Stored entries
=======
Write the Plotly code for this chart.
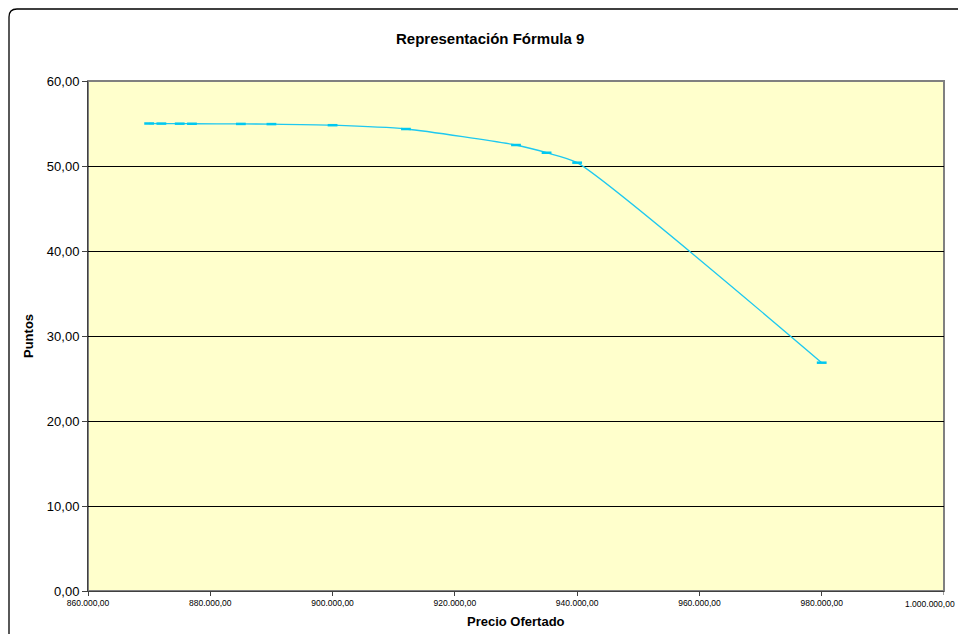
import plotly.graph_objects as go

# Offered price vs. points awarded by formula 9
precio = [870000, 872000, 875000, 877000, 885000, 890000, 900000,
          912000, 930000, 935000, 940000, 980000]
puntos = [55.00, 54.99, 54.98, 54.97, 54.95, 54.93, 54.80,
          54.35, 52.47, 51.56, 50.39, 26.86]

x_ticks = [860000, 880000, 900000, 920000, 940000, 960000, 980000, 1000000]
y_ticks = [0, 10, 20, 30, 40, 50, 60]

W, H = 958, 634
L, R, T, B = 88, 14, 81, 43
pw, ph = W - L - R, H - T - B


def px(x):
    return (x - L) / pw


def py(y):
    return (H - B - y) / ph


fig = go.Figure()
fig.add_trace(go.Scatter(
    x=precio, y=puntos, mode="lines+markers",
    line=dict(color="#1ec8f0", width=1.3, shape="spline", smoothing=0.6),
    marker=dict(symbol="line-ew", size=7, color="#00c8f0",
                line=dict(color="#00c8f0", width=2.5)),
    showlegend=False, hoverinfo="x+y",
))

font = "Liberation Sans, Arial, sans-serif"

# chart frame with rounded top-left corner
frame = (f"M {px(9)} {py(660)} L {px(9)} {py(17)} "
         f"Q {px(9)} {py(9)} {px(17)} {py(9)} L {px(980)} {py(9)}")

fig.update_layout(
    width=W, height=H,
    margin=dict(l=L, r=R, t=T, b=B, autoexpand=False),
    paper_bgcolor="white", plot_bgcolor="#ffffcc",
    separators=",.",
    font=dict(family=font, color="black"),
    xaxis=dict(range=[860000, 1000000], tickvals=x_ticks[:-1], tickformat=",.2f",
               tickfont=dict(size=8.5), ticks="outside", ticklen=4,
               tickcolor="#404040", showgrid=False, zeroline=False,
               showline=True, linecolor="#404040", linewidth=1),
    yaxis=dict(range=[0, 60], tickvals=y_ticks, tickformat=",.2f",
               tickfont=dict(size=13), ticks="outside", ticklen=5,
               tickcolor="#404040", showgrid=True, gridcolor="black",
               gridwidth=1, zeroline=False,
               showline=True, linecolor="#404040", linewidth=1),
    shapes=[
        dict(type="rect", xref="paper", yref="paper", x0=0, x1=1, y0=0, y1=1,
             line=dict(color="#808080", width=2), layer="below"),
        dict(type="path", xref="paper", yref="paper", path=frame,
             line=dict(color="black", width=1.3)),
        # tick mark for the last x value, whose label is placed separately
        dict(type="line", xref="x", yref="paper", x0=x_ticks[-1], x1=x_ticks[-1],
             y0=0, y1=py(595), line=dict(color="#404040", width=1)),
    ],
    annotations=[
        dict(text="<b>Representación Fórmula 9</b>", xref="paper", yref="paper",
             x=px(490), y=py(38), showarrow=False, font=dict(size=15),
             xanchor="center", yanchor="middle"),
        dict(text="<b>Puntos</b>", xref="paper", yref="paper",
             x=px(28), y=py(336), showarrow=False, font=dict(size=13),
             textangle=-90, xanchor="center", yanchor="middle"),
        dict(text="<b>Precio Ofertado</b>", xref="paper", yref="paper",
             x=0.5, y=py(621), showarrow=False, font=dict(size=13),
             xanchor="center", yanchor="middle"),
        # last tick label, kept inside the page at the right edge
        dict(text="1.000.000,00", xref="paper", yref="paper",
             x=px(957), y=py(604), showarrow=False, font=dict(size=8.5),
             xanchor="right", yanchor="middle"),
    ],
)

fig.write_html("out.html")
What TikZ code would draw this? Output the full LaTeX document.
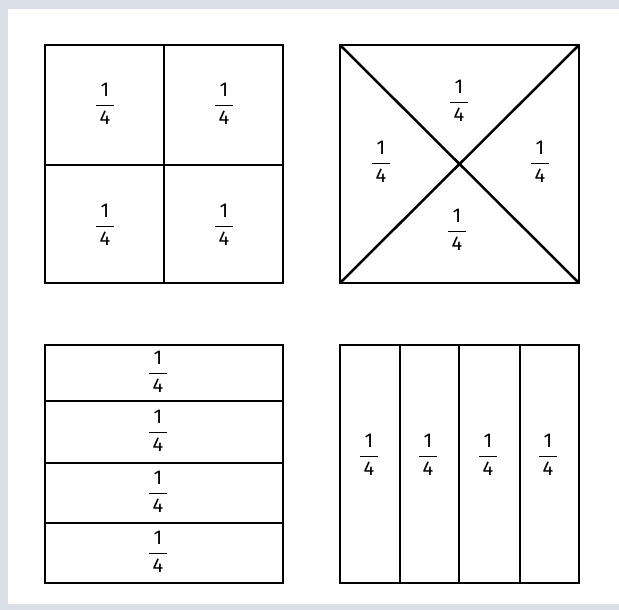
=======
In your copy of the records, include no pictures; repeat everything else exactly.

# [Reply to the task]
Write the Plotly code for this chart.
import plotly.graph_objects as go

# Offered price vs. points awarded by formula 9
precio = [870000, 872000, 875000, 877000, 885000, 890000, 900000,
          912000, 930000, 935000, 940000, 980000]
puntos = [55.00, 54.99, 54.98, 54.97, 54.95, 54.93, 54.80,
          54.35, 52.47, 51.56, 50.39, 26.86]

x_ticks = [860000, 880000, 900000, 920000, 940000, 960000, 980000, 1000000]
y_ticks = [0, 10, 20, 30, 40, 50, 60]

W, H = 958, 634
L, R, T, B = 88, 14, 81, 43
pw, ph = W - L - R, H - T - B


def px(x):
    return (x - L) / pw


def py(y):
    return (H - B - y) / ph


fig = go.Figure()
fig.add_trace(go.Scatter(
    x=precio, y=puntos, mode="lines+markers",
    line=dict(color="#1ec8f0", width=1.3, shape="spline", smoothing=0.6),
    marker=dict(symbol="line-ew", size=7, color="#00c8f0",
                line=dict(color="#00c8f0", width=2.5)),
    showlegend=False, hoverinfo="x+y",
))

font = "Liberation Sans, Arial, sans-serif"

# chart frame with rounded top-left corner
frame = (f"M {px(9)} {py(660)} L {px(9)} {py(17)} "
         f"Q {px(9)} {py(9)} {px(17)} {py(9)} L {px(980)} {py(9)}")

fig.update_layout(
    width=W, height=H,
    margin=dict(l=L, r=R, t=T, b=B, autoexpand=False),
    paper_bgcolor="white", plot_bgcolor="#ffffcc",
    separators=",.",
    font=dict(family=font, color="black"),
    xaxis=dict(range=[860000, 1000000], tickvals=x_ticks[:-1], tickformat=",.2f",
               tickfont=dict(size=8.5), ticks="outside", ticklen=4,
               tickcolor="#404040", showgrid=False, zeroline=False,
               showline=True, linecolor="#404040", linewidth=1),
    yaxis=dict(range=[0, 60], tickvals=y_ticks, tickformat=",.2f",
               tickfont=dict(size=13), ticks="outside", ticklen=5,
               tickcolor="#404040", showgrid=True, gridcolor="black",
               gridwidth=1, zeroline=False,
               showline=True, linecolor="#404040", linewidth=1),
    shapes=[
        dict(type="rect", xref="paper", yref="paper", x0=0, x1=1, y0=0, y1=1,
             line=dict(color="#808080", width=2), layer="below"),
        dict(type="path", xref="paper", yref="paper", path=frame,
             line=dict(color="black", width=1.3)),
        # tick mark for the last x value, whose label is placed separately
        dict(type="line", xref="x", yref="paper", x0=x_ticks[-1], x1=x_ticks[-1],
             y0=0, y1=py(595), line=dict(color="#404040", width=1)),
    ],
    annotations=[
        dict(text="<b>Representación Fórmula 9</b>", xref="paper", yref="paper",
             x=px(490), y=py(38), showarrow=False, font=dict(size=15),
             xanchor="center", yanchor="middle"),
        dict(text="<b>Puntos</b>", xref="paper", yref="paper",
             x=px(28), y=py(336), showarrow=False, font=dict(size=13),
             textangle=-90, xanchor="center", yanchor="middle"),
        dict(text="<b>Precio Ofertado</b>", xref="paper", yref="paper",
             x=0.5, y=py(621), showarrow=False, font=dict(size=13),
             xanchor="center", yanchor="middle"),
        # last tick label, kept inside the page at the right edge
        dict(text="1.000.000,00", xref="paper", yref="paper",
             x=px(957), y=py(604), showarrow=False, font=dict(size=8.5),
             xanchor="right", yanchor="middle"),
    ],
)

fig.write_html("out.html")
What TikZ code would draw this? Output the full LaTeX document.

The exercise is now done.